LOS BAÑOS, Laguna — Don’t look now, but using wood as construction materials can help fight climate change.
This was asserted by Dr. Florentino O. Tesoro, immediate past undersecretary for research and development (R&D) of the Department of Science and Technology (DOST), and Dr. Rico J. Cabangon, head of the Engineered Products Section of the Los Banos-based DOST-Forest Products Research and Development Institute (FPRDI).
About three decades ago, they recalled, wood — being directly linked to increasing worldwide forest destruction — began to be seen as a notorious construction material.
Today, with runaway global deforestation being blamed as a leading cause of climate change, the use of wood in industries gains even more notoriety.
“This need not to be the case,” Tesoro and Cabangon asserted at a recent seminar held at the DOST-FPRDI. The lecture was organized to help FPRDI identify ways of helping reduce climate change.
“Wood — as long as it comes from tree plantations and not from natural forests — is the greenest among the construction materials available in the market,” they emphasized.
They cited the following reasons: “First, wood is renewable and recyclable.
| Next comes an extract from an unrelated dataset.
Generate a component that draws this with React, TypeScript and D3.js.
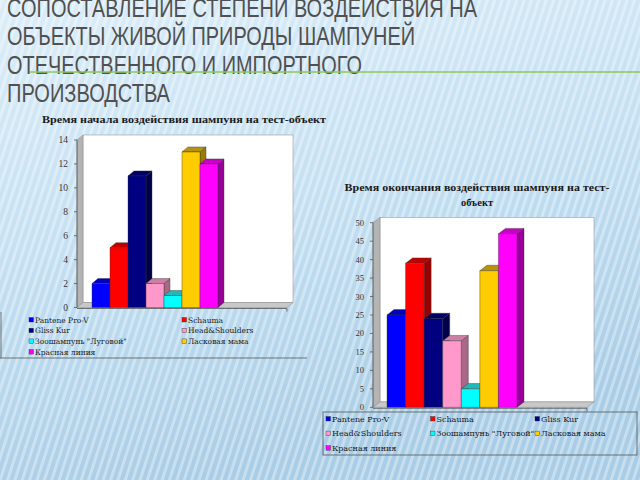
import React from 'react';
import * as d3 from 'd3';

// series (one category, seven shampoos)
const brands = ['Pantene Pro-V', 'Schauma', 'Gliss Kur', 'Head&Shoulders', 'Зоошампунь "Луговой"', 'Ласковая мама', 'Красная линия'];
const startTimes = [2, 5, 11, 2, 1, 13, 12];
const endTimes = [25, 39, 24, 18, 5, 37, 47];
const startTicks = [0, 2, 4, 6, 8, 10, 12, 14];
const endTicks = [0, 5, 10, 15, 20, 25, 30, 35, 40, 45, 50];

const titleLines = ['СОПОСТАВЛЕНИЕ СТЕПЕНИ ВОЗДЕЙСТВИЯ НА', 'ОБЪЕКТЫ ЖИВОЙ ПРИРОДЫ ШАМПУНЕЙ', 'ОТЕЧЕСТВЕННОГО И ИМПОРТНОГО', 'ПРОИЗВОДСТВА'];
const titleWidths = [470, 408, 355, 163];

const front = ['#0000ff', '#ff0000', '#000080', '#ff99cc', '#00ffff', '#ffcc00', '#ff00ff'];
const side = ['#00007a', '#990000', '#00004a', '#a86886', '#009a9a', '#9a7a00', '#990099'];
const top = ['#0000c0', '#c00000', '#000066', '#cc7fa3', '#20b8b8', '#b8920c', '#c800c8'];

type ChartCfg = {
  values: number[];
  ticks: number[];
  axisX: number;
  rightX: number;
  y0: number;
  y1: number;
  barsX: [number, number];
  dx: number;
  dy: number;
  fontSize: number;
};

const Chart3D = ({ c }: { c: ChartCfg }) => {
  const max = c.ticks[c.ticks.length - 1];
  const y = d3.scaleLinear().domain([0, max]).range([c.y0, c.y1]);
  const x = d3.scaleBand().domain(brands).range(c.barsX).padding(0);
  const w = x.bandwidth();
  const { dx, dy } = c;
  const pts = (a: number[][]) => a.map(p => p.join(',')).join(' ');
  return (
    <g>
      {/* walls */}
      <rect x={c.axisX + dx} y={c.y1 + dy} width={c.rightX - c.axisX} height={c.y0 - c.y1} fill="#ffffff" stroke="#9a9a9a" strokeWidth={0.6} />
      <polygon points={pts([[c.axisX, c.y1], [c.axisX + dx, c.y1 + dy], [c.axisX + dx, c.y0 + dy], [c.axisX, c.y0]])} fill="#b4b4b4" stroke="#8a8a8a" strokeWidth={0.5} />
      <polygon points={pts([[c.axisX, c.y0], [c.axisX + dx, c.y0 + dy], [c.rightX + dx, c.y0 + dy], [c.rightX, c.y0]])} fill="#c8c8c8" stroke="#8a8a8a" strokeWidth={0.5} />
      {/* bars */}
      {c.values.map((v, i) => {
        const bx = x(brands[i]) as number;
        const by = y(v);
        return (
          <g key={i} stroke="#333" strokeWidth={0.4} strokeLinejoin="round">
            <polygon points={pts([[bx + w, by], [bx + w + dx, by + dy], [bx + w + dx, c.y0 + dy], [bx + w, c.y0]])} fill={side[i]} />
            <polygon points={pts([[bx, by], [bx + dx, by + dy], [bx + w + dx, by + dy], [bx + w, by]])} fill={top[i]} />
            <rect x={bx} y={by} width={w} height={c.y0 - by} fill={front[i]} />
          </g>
        );
      })}
      {/* axes */}
      <line x1={c.axisX} x2={c.axisX} y1={c.y0} y2={c.y1} stroke="#555" strokeWidth={0.8} />
      <line x1={c.axisX} x2={c.rightX} y1={c.y0 + 1} y2={c.y0 + 1} stroke="#555" strokeWidth={0.8} />
      <line x1={c.rightX} x2={c.rightX} y1={c.y0 + 1} y2={c.y0 + 4} stroke="#555" strokeWidth={0.8} />
      {c.ticks.map(t => (
        <g key={t}>
          <line x1={c.axisX - 3} x2={c.axisX} y1={y(t)} y2={y(t)} stroke="#555" strokeWidth={0.8} />
          <text x={c.axisX - 9} y={y(t)} dy="0.35em" textAnchor="end" fontSize={c.fontSize} fill="#333" fontFamily="Liberation Serif, serif">{t}</text>
        </g>
      ))}
    </g>
  );
};

const Legend = ({ cols, x0, colStep, y0, rowStep, fontSize }: { cols: number; x0: number; colStep: number; y0: number; rowStep: number; fontSize: number }) => (
  <g fontFamily="DejaVu Serif, serif" fontSize={fontSize} fill="#1a1a1a">
    {brands.map((b, i) => {
      const cx = x0 + (i % cols) * colStep;
      const cy = y0 + Math.floor(i / cols) * rowStep;
      return (
        <g key={b}>
          <rect x={cx} y={cy - 2.5} width={4.5} height={4.5} fill={front[i]} stroke="#333" strokeWidth={0.4} />
          <text x={cx + 6} y={cy} dy="0.35em">{b}</text>
        </g>
      );
    })}
  </g>
);

const left: ChartCfg = { values: startTimes, ticks: startTicks, axisX: 77, rightX: 287, y0: 307.5, y1: 140, barsX: [92, 218], dx: 6, dy: -5, fontSize: 9.5 };
const right: ChartCfg = { values: endTimes, ticks: endTicks, axisX: 373, rightX: 587, y0: 407.3, y1: 222.7, barsX: [387, 517], dx: 7, dy: -5.4, fontSize: 8.5 };

export default function App() {
  return (
    <svg width={640} height={480} style={{ position: 'fixed', left: 0, top: 0 }}>
      <defs>
        <linearGradient id="bg" x1="0" y1="0" x2="0.3" y2="1">
          <stop offset="0" stopColor="#dcedf8" />
          <stop offset="0.5" stopColor="#c4e0f2" />
          <stop offset="1" stopColor="#a9cde6" />
        </linearGradient>
        <pattern id="stripes" width={7} height={7} patternUnits="userSpaceOnUse" patternTransform="rotate(18)">
          <rect width={3} height={7} fill="#ffffff" opacity={0.35} />
        </pattern>
      </defs>
      <rect width={640} height={480} fill="url(#bg)" />
      <rect width={640} height={480} fill="url(#stripes)" />

      {/* slide title, first line runs off the top as in the slide */}
      <g fontFamily="Liberation Sans Narrow, Arial Narrow, Liberation Sans, sans-serif" fontSize={26} fill="#505050">
        {titleLines.map((t, i) => (
          <text key={i} x={7} y={16.5 + i * 28.5} textLength={titleWidths[i]} lengthAdjust="spacingAndGlyphs">{t}</text>
        ))}
      </g>
      <line x1={30} x2={640} y1={72} y2={72} stroke="#8cc85a" strokeWidth={1.5} />

      {/* left chart */}
      <text x={184} y={123} textAnchor="middle" fontFamily="Liberation Serif, serif" fontWeight="bold" fontSize={10.5} fill="#1a1a1a" textLength={284} lengthAdjust="spacingAndGlyphs">Время начала воздействия шампуня на тест-объект</text>
      <Chart3D c={left} />
      <Legend cols={2} x0={29} colStep={153} y0={320} rowStep={10.7} fontSize={7.5} />
      <line x1={1} x2={1} y1={312} y2={358} stroke="#555" strokeWidth={0.8} />
      <line x1={0} x2={307} y1={358} y2={358} stroke="#555" strokeWidth={0.8} />

      {/* right chart */}
      <text x={477} y={191} textAnchor="middle" fontFamily="Liberation Serif, serif" fontWeight="bold" fontSize={10.5} fill="#1a1a1a" textLength={265} lengthAdjust="spacingAndGlyphs">Время окончания воздействия шампуня на тест-</text>
      <text x={477} y={206} textAnchor="middle" fontFamily="Liberation Serif, serif" fontWeight="bold" fontSize={10.5} fill="#1a1a1a">объект</text>
      <Chart3D c={right} />
      <rect x={323} y={412} width={314} height={43} fill="none" stroke="#555" strokeWidth={0.8} />
      <Legend cols={3} x0={326} colStep={104.5} y0={419} rowStep={14.6} fontSize={8} />
    </svg>
  );
}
Second, it stores carbon, and third, producing lumber and other wood products emits carbon dioxide 8 to 13 times less than producing cement or steel.”
Tesoro, also a former FPRDI director, and Cabangon further stressed: “The excessive amount of carbon dioxide in the atmosphere is the culprit behind climate change. Trees and wood products fight climate change because they trap carbon in their system. They make up what we call a huge carbon sink.”
They computed that growing trees absorb one kilogram of carbon dioxide from the atmosphere for every cubic meter of growth. The resulting carbon is locked away for the tree’s life and the life of the wood and wood products coming from the trees.
The forest scientists asserted that the best way to use plantations as carbon sink is to harvest their timber, convert this into products (which will continue to store the carbon), and replant more trees.
“We cannot overemphasize it: the important thing is to plant trees and to use wood products coming from tree plantations only,” they stated.
Tesoro and Cabangon reported that several European countries are already promoting the use of wood as a way to reduce climate change.
“They understand that promoting the use of properly-sourced wood, helps expand forest plantations worldwide, and enlarges the carbon sink,” they concluded.